------ SUPPLIED MATERIAL

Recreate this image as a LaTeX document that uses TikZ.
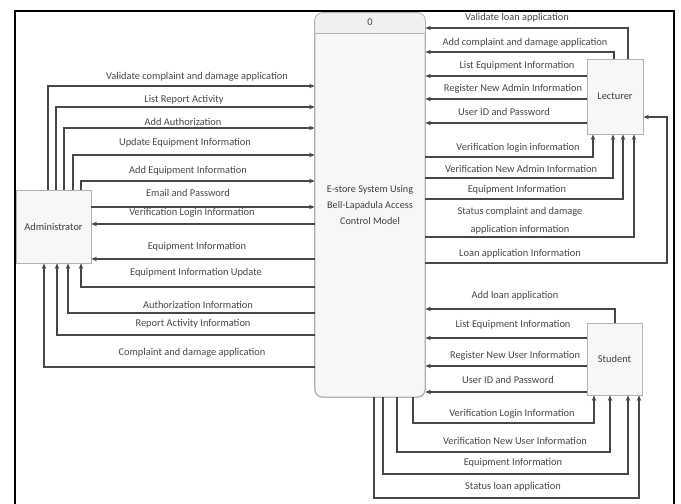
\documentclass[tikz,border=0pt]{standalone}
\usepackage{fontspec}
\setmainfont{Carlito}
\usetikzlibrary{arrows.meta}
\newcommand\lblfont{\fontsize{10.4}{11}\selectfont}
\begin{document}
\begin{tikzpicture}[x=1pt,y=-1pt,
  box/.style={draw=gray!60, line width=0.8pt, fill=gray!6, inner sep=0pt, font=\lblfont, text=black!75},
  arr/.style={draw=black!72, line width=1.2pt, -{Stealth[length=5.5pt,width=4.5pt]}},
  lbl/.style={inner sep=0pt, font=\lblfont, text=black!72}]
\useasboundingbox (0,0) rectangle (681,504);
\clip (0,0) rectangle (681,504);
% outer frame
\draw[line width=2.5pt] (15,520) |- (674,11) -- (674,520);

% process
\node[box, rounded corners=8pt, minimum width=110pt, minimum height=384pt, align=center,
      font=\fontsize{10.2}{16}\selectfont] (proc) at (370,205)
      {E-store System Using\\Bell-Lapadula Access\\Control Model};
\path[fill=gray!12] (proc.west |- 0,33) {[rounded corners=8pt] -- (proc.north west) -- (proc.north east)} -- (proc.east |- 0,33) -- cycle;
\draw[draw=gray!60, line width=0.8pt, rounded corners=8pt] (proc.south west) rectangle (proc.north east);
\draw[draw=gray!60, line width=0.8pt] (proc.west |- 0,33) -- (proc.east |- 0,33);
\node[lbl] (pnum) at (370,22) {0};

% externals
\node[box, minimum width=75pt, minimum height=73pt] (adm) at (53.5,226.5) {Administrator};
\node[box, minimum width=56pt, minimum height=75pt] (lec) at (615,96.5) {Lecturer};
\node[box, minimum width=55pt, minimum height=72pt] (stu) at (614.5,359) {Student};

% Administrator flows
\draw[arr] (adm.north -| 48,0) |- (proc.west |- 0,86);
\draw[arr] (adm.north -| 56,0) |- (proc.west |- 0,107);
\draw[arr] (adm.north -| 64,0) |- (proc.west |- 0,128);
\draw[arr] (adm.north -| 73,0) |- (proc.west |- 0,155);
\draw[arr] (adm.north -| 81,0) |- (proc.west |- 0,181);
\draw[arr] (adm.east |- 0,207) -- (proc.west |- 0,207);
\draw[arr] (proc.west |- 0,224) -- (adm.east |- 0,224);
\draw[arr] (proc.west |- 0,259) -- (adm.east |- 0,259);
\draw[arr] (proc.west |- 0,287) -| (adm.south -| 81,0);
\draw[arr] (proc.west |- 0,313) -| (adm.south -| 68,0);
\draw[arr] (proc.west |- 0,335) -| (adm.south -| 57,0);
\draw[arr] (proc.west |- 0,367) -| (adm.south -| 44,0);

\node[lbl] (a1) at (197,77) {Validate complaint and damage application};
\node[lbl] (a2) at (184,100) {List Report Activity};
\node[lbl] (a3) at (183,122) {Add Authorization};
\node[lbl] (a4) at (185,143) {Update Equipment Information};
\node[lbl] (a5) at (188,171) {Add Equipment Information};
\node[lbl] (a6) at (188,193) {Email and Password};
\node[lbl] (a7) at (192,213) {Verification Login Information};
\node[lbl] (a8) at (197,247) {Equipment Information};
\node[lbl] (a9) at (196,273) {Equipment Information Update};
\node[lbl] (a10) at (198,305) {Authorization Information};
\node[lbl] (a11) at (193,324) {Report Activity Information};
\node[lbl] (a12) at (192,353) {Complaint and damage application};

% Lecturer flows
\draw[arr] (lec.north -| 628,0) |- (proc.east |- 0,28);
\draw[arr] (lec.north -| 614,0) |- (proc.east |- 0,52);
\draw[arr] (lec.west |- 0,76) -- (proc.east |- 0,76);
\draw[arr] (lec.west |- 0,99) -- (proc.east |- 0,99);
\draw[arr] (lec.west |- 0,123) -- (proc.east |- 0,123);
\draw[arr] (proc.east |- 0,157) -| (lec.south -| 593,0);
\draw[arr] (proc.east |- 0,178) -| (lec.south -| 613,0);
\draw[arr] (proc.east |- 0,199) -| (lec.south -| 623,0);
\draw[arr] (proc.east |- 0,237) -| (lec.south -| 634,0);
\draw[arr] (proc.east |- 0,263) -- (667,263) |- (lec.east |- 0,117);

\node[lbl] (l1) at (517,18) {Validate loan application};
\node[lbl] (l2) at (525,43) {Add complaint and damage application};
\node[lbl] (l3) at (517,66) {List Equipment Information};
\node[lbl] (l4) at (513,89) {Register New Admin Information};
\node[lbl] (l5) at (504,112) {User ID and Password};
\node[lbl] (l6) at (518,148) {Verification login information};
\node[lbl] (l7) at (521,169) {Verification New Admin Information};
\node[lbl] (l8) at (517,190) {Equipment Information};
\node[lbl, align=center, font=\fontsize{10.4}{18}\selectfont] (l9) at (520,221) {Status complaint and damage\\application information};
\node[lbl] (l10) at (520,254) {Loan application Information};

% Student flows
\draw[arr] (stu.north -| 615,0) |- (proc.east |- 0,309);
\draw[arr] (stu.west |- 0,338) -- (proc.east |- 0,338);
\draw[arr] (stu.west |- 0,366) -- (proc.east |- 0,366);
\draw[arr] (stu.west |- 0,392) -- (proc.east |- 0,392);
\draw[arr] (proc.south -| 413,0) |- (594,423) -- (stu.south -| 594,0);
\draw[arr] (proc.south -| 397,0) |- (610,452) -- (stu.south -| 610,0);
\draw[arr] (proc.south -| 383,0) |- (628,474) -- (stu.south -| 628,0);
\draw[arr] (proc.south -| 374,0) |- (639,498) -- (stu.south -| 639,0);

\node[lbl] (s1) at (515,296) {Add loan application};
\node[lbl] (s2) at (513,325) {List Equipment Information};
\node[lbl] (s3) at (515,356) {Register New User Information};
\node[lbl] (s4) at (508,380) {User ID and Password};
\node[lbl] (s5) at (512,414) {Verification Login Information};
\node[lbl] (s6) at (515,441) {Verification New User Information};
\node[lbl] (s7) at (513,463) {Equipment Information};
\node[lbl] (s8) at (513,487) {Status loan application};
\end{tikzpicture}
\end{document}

------------

| WHAT THE TASK ASKS |
Transcribe the full listing above exactly, with the images removed.

| WORKED ANSWER |
Recreate this image as a LaTeX document that uses TikZ.
\documentclass[tikz,border=0pt]{standalone}
\usepackage{fontspec}
\setmainfont{Carlito}
\usetikzlibrary{arrows.meta}
\newcommand\lblfont{\fontsize{10.4}{11}\selectfont}
\begin{document}
\begin{tikzpicture}[x=1pt,y=-1pt,
  box/.style={draw=gray!60, line width=0.8pt, fill=gray!6, inner sep=0pt, font=\lblfont, text=black!75},
  arr/.style={draw=black!72, line width=1.2pt, -{Stealth[length=5.5pt,width=4.5pt]}},
  lbl/.style={inner sep=0pt, font=\lblfont, text=black!72}]
\useasboundingbox (0,0) rectangle (681,504);
\clip (0,0) rectangle (681,504);
% outer frame
\draw[line width=2.5pt] (15,520) |- (674,11) -- (674,520);

% process
\node[box, rounded corners=8pt, minimum width=110pt, minimum height=384pt, align=center,
      font=\fontsize{10.2}{16}\selectfont] (proc) at (370,205)
      {E-store System Using\\Bell-Lapadula Access\\Control Model};
\path[fill=gray!12] (proc.west |- 0,33) {[rounded corners=8pt] -- (proc.north west) -- (proc.north east)} -- (proc.east |- 0,33) -- cycle;
\draw[draw=gray!60, line width=0.8pt, rounded corners=8pt] (proc.south west) rectangle (proc.north east);
\draw[draw=gray!60, line width=0.8pt] (proc.west |- 0,33) -- (proc.east |- 0,33);
\node[lbl] (pnum) at (370,22) {0};

% externals
\node[box, minimum width=75pt, minimum height=73pt] (adm) at (53.5,226.5) {Administrator};
\node[box, minimum width=56pt, minimum height=75pt] (lec) at (615,96.5) {Lecturer};
\node[box, minimum width=55pt, minimum height=72pt] (stu) at (614.5,359) {Student};

% Administrator flows
\draw[arr] (adm.north -| 48,0) |- (proc.west |- 0,86);
\draw[arr] (adm.north -| 56,0) |- (proc.west |- 0,107);
\draw[arr] (adm.north -| 64,0) |- (proc.west |- 0,128);
\draw[arr] (adm.north -| 73,0) |- (proc.west |- 0,155);
\draw[arr] (adm.north -| 81,0) |- (proc.west |- 0,181);
\draw[arr] (adm.east |- 0,207) -- (proc.west |- 0,207);
\draw[arr] (proc.west |- 0,224) -- (adm.east |- 0,224);
\draw[arr] (proc.west |- 0,259) -- (adm.east |- 0,259);
\draw[arr] (proc.west |- 0,287) -| (adm.south -| 81,0);
\draw[arr] (proc.west |- 0,313) -| (adm.south -| 68,0);
\draw[arr] (proc.west |- 0,335) -| (adm.south -| 57,0);
\draw[arr] (proc.west |- 0,367) -| (adm.south -| 44,0);

\node[lbl] (a1) at (197,77) {Validate complaint and damage application};
\node[lbl] (a2) at (184,100) {List Report Activity};
\node[lbl] (a3) at (183,122) {Add Authorization};
\node[lbl] (a4) at (185,143) {Update Equipment Information};
\node[lbl] (a5) at (188,171) {Add Equipment Information};
\node[lbl] (a6) at (188,193) {Email and Password};
\node[lbl] (a7) at (192,213) {Verification Login Information};
\node[lbl] (a8) at (197,247) {Equipment Information};
\node[lbl] (a9) at (196,273) {Equipment Information Update};
\node[lbl] (a10) at (198,305) {Authorization Information};
\node[lbl] (a11) at (193,324) {Report Activity Information};
\node[lbl] (a12) at (192,353) {Complaint and damage application};

% Lecturer flows
\draw[arr] (lec.north -| 628,0) |- (proc.east |- 0,28);
\draw[arr] (lec.north -| 614,0) |- (proc.east |- 0,52);
\draw[arr] (lec.west |- 0,76) -- (proc.east |- 0,76);
\draw[arr] (lec.west |- 0,99) -- (proc.east |- 0,99);
\draw[arr] (lec.west |- 0,123) -- (proc.east |- 0,123);
\draw[arr] (proc.east |- 0,157) -| (lec.south -| 593,0);
\draw[arr] (proc.east |- 0,178) -| (lec.south -| 613,0);
\draw[arr] (proc.east |- 0,199) -| (lec.south -| 623,0);
\draw[arr] (proc.east |- 0,237) -| (lec.south -| 634,0);
\draw[arr] (proc.east |- 0,263) -- (667,263) |- (lec.east |- 0,117);

\node[lbl] (l1) at (517,18) {Validate loan application};
\node[lbl] (l2) at (525,43) {Add complaint and damage application};
\node[lbl] (l3) at (517,66) {List Equipment Information};
\node[lbl] (l4) at (513,89) {Register New Admin Information};
\node[lbl] (l5) at (504,112) {User ID and Password};
\node[lbl] (l6) at (518,148) {Verification login information};
\node[lbl] (l7) at (521,169) {Verification New Admin Information};
\node[lbl] (l8) at (517,190) {Equipment Information};
\node[lbl, align=center, font=\fontsize{10.4}{18}\selectfont] (l9) at (520,221) {Status complaint and damage\\application information};
\node[lbl] (l10) at (520,254) {Loan application Information};

% Student flows
\draw[arr] (stu.north -| 615,0) |- (proc.east |- 0,309);
\draw[arr] (stu.west |- 0,338) -- (proc.east |- 0,338);
\draw[arr] (stu.west |- 0,366) -- (proc.east |- 0,366);
\draw[arr] (stu.west |- 0,392) -- (proc.east |- 0,392);
\draw[arr] (proc.south -| 413,0) |- (594,423) -- (stu.south -| 594,0);
\draw[arr] (proc.south -| 397,0) |- (610,452) -- (stu.south -| 610,0);
\draw[arr] (proc.south -| 383,0) |- (628,474) -- (stu.south -| 628,0);
\draw[arr] (proc.south -| 374,0) |- (639,498) -- (stu.south -| 639,0);

\node[lbl] (s1) at (515,296) {Add loan application};
\node[lbl] (s2) at (513,325) {List Equipment Information};
\node[lbl] (s3) at (515,356) {Register New User Information};
\node[lbl] (s4) at (508,380) {User ID and Password};
\node[lbl] (s5) at (512,414) {Verification Login Information};
\node[lbl] (s6) at (515,441) {Verification New User Information};
\node[lbl] (s7) at (513,463) {Equipment Information};
\node[lbl] (s8) at (513,487) {Status loan application};
\end{tikzpicture}
\end{document}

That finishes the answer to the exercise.